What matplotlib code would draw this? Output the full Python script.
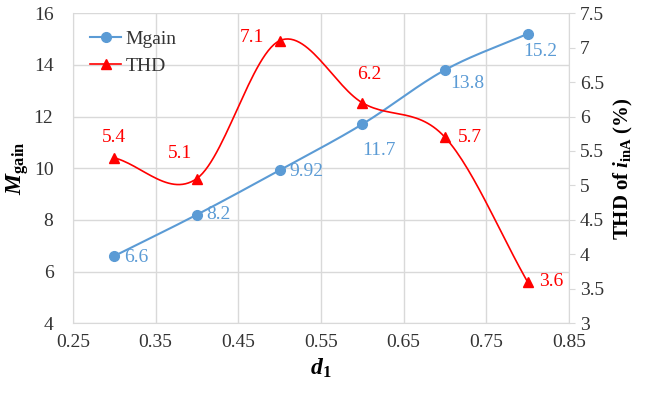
import matplotlib.pyplot as plt
import numpy as np

plt.rcParams['font.family'] = ['Liberation Serif', 'DejaVu Serif']
plt.rcParams['mathtext.fontset'] = 'custom'
plt.rcParams['mathtext.rm'] = 'Liberation Serif'
plt.rcParams['mathtext.bf'] = 'Liberation Serif:bold'
plt.rcParams['mathtext.it'] = 'Liberation Serif:italic'
plt.rcParams['mathtext.bfit'] = 'Liberation Serif:italic:bold'

d1 = [0.3, 0.4, 0.5, 0.6, 0.7, 0.8]
mgain = [6.6, 8.2, 9.92, 11.7, 13.8, 15.2]
thd = [5.4, 5.1, 7.1, 6.2, 5.7, 3.6]
mgain_labels = ['6.6', '8.2', '9.92', '11.7', '13.8', '15.2']
thd_labels = ['5.4', '5.1', '7.1', '6.2', '5.7', '3.6']

blue = '#5B9BD5'
red = '#FF0000'


# smooth line like the spreadsheet one (Catmull-Rom through the points)
def smooth(x, y, n=30):
    x = np.asarray(x, float)
    y = np.asarray(y, float)
    px = np.concatenate([[2 * x[0] - x[1]], x, [2 * x[-1] - x[-2]]])
    py = np.concatenate([[2 * y[0] - y[1]], y, [2 * y[-1] - y[-2]]])
    xs, ys = [], []
    t = np.linspace(0, 1, n)
    for i in range(1, len(px) - 2):
        for p, out in ((px, xs), (py, ys)):
            p0, p1, p2, p3 = p[i - 1], p[i], p[i + 1], p[i + 2]
            out.extend(0.5 * (2 * p1 + (-p0 + p2) * t
                              + (2 * p0 - 5 * p1 + 4 * p2 - p3) * t ** 2
                              + (-p0 + 3 * p1 - 3 * p2 + p3) * t ** 3))
    return xs, ys


fig = plt.figure(figsize=(6.45, 3.99), dpi=100)
ax = fig.add_axes([0.113, 0.19, 0.769, 0.777])
ax2 = ax.twinx()

sx, sy = smooth(d1, mgain)
ax.plot(sx, sy, color=blue, lw=1.5, zorder=3)
ax.plot(d1, mgain, 'o', color=blue, ms=7, zorder=4)
tx, ty = smooth(d1, thd)
ax2.plot(tx, ty, color=red, lw=1.2, zorder=3)
ax2.plot(d1, thd, '^', color=red, ms=7, zorder=4)

# legend handles
ax.plot([], [], '-o', color=blue, lw=1.5, ms=7, label='Mgain')
ax.plot([], [], '-^', color=red, lw=1.2, ms=7, label='THD')
leg = ax.legend(loc='upper left', frameon=False, fontsize=14, handlelength=1.6,
                handletextpad=0.2, borderaxespad=0.5, labelspacing=0.45)
for t in leg.get_texts():
    t.set_color('#333333')

m_off = [(7, -1), (7, 0), (7, -1), (12, -19), (4, -10), (9, -13)]
m_ha = ['left', 'left', 'left', 'center', 'left', 'center']
for x, y, s, o, h in zip(d1, mgain, mgain_labels, m_off, m_ha):
    ax.annotate(s, (x, y), xytext=o, textcoords='offset points', ha=h,
                va='center', color=blue, fontsize=14)

t_off = [(0, 15), (-12, 18), (-11, 2), (5, 20), (9, 0), (8, 0)]
t_ha = ['center', 'center', 'right', 'center', 'left', 'left']
for x, y, s, o, h in zip(d1, thd, thd_labels, t_off, t_ha):
    ax2.annotate(s, (x, y), xytext=o, textcoords='offset points', ha=h,
                 va='center', color=red, fontsize=14)

ax.set_xlim(0.25, 0.85)
ax.set_xticks(np.arange(0.25, 0.86, 0.1))
ax.set_xticklabels(['0.25', '0.35', '0.45', '0.55', '0.65', '0.75', '0.85'])
ax.set_ylim(4, 16)
ax.set_yticks(range(4, 17, 2))
ax2.set_ylim(3, 7.5)
ax2.set_yticks(np.arange(3, 7.6, 0.5))
ax2.set_yticklabels(['3', '3.5', '4', '4.5', '5', '5.5', '6', '6.5', '7', '7.5'])

ax.grid(True, color='#D9D9D9', lw=1)
ax.set_axisbelow(True)
for a in (ax, ax2):
    for sp in a.spines.values():
        sp.set_visible(False)
    a.tick_params(labelsize=14, colors='#333333')
ax.tick_params(axis='both', length=0, pad=8)
ax.tick_params(axis='y', pad=14)
ax2.spines['right'].set_visible(True)
ax2.spines['right'].set_color('#D9D9D9')
ax2.tick_params(axis='y', length=4, color='#D9D9D9', pad=4)
for s in ('bottom', 'left'):
    ax.spines[s].set_visible(True)
    ax.spines[s].set_color('#D9D9D9')

ax.set_xlabel(r'$\mathbfit{d}_{\mathbf{1}}$', fontsize=17, labelpad=4)
ax.set_ylabel(r'$\mathbfit{M}_{\mathbf{gain}}$', fontsize=17, labelpad=2)
ax2.set_ylabel(r'$\mathbf{THD\ of\ }\mathbfit{i}_{\mathbf{inA}}\mathbf{\ (\%)}$',
               fontsize=15, labelpad=6)

fig.savefig('out.png', dpi=100)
--------------------------------
__Goal of the exercise__. Quote the data above in full, leaving out the pictures it holds.

__Correct response__.
What matplotlib code would draw this? Output the full Python script.
import matplotlib.pyplot as plt
import numpy as np

plt.rcParams['font.family'] = ['Liberation Serif', 'DejaVu Serif']
plt.rcParams['mathtext.fontset'] = 'custom'
plt.rcParams['mathtext.rm'] = 'Liberation Serif'
plt.rcParams['mathtext.bf'] = 'Liberation Serif:bold'
plt.rcParams['mathtext.it'] = 'Liberation Serif:italic'
plt.rcParams['mathtext.bfit'] = 'Liberation Serif:italic:bold'

d1 = [0.3, 0.4, 0.5, 0.6, 0.7, 0.8]
mgain = [6.6, 8.2, 9.92, 11.7, 13.8, 15.2]
thd = [5.4, 5.1, 7.1, 6.2, 5.7, 3.6]
mgain_labels = ['6.6', '8.2', '9.92', '11.7', '13.8', '15.2']
thd_labels = ['5.4', '5.1', '7.1', '6.2', '5.7', '3.6']

blue = '#5B9BD5'
red = '#FF0000'


# smooth line like the spreadsheet one (Catmull-Rom through the points)
def smooth(x, y, n=30):
    x = np.asarray(x, float)
    y = np.asarray(y, float)
    px = np.concatenate([[2 * x[0] - x[1]], x, [2 * x[-1] - x[-2]]])
    py = np.concatenate([[2 * y[0] - y[1]], y, [2 * y[-1] - y[-2]]])
    xs, ys = [], []
    t = np.linspace(0, 1, n)
    for i in range(1, len(px) - 2):
        for p, out in ((px, xs), (py, ys)):
            p0, p1, p2, p3 = p[i - 1], p[i], p[i + 1], p[i + 2]
            out.extend(0.5 * (2 * p1 + (-p0 + p2) * t
                              + (2 * p0 - 5 * p1 + 4 * p2 - p3) * t ** 2
                              + (-p0 + 3 * p1 - 3 * p2 + p3) * t ** 3))
    return xs, ys


fig = plt.figure(figsize=(6.45, 3.99), dpi=100)
ax = fig.add_axes([0.113, 0.19, 0.769, 0.777])
ax2 = ax.twinx()

sx, sy = smooth(d1, mgain)
ax.plot(sx, sy, color=blue, lw=1.5, zorder=3)
ax.plot(d1, mgain, 'o', color=blue, ms=7, zorder=4)
tx, ty = smooth(d1, thd)
ax2.plot(tx, ty, color=red, lw=1.2, zorder=3)
ax2.plot(d1, thd, '^', color=red, ms=7, zorder=4)

# legend handles
ax.plot([], [], '-o', color=blue, lw=1.5, ms=7, label='Mgain')
ax.plot([], [], '-^', color=red, lw=1.2, ms=7, label='THD')
leg = ax.legend(loc='upper left', frameon=False, fontsize=14, handlelength=1.6,
                handletextpad=0.2, borderaxespad=0.5, labelspacing=0.45)
for t in leg.get_texts():
    t.set_color('#333333')

m_off = [(7, -1), (7, 0), (7, -1), (12, -19), (4, -10), (9, -13)]
m_ha = ['left', 'left', 'left', 'center', 'left', 'center']
for x, y, s, o, h in zip(d1, mgain, mgain_labels, m_off, m_ha):
    ax.annotate(s, (x, y), xytext=o, textcoords='offset points', ha=h,
                va='center', color=blue, fontsize=14)

t_off = [(0, 15), (-12, 18), (-11, 2), (5, 20), (9, 0), (8, 0)]
t_ha = ['center', 'center', 'right', 'center', 'left', 'left']
for x, y, s, o, h in zip(d1, thd, thd_labels, t_off, t_ha):
    ax2.annotate(s, (x, y), xytext=o, textcoords='offset points', ha=h,
                 va='center', color=red, fontsize=14)

ax.set_xlim(0.25, 0.85)
ax.set_xticks(np.arange(0.25, 0.86, 0.1))
ax.set_xticklabels(['0.25', '0.35', '0.45', '0.55', '0.65', '0.75', '0.85'])
ax.set_ylim(4, 16)
ax.set_yticks(range(4, 17, 2))
ax2.set_ylim(3, 7.5)
ax2.set_yticks(np.arange(3, 7.6, 0.5))
ax2.set_yticklabels(['3', '3.5', '4', '4.5', '5', '5.5', '6', '6.5', '7', '7.5'])

ax.grid(True, color='#D9D9D9', lw=1)
ax.set_axisbelow(True)
for a in (ax, ax2):
    for sp in a.spines.values():
        sp.set_visible(False)
    a.tick_params(labelsize=14, colors='#333333')
ax.tick_params(axis='both', length=0, pad=8)
ax.tick_params(axis='y', pad=14)
ax2.spines['right'].set_visible(True)
ax2.spines['right'].set_color('#D9D9D9')
ax2.tick_params(axis='y', length=4, color='#D9D9D9', pad=4)
for s in ('bottom', 'left'):
    ax.spines[s].set_visible(True)
    ax.spines[s].set_color('#D9D9D9')

ax.set_xlabel(r'$\mathbfit{d}_{\mathbf{1}}$', fontsize=17, labelpad=4)
ax.set_ylabel(r'$\mathbfit{M}_{\mathbf{gain}}$', fontsize=17, labelpad=2)
ax2.set_ylabel(r'$\mathbf{THD\ of\ }\mathbfit{i}_{\mathbf{inA}}\mathbf{\ (\%)}$',
               fontsize=15, labelpad=6)

fig.savefig('out.png', dpi=100)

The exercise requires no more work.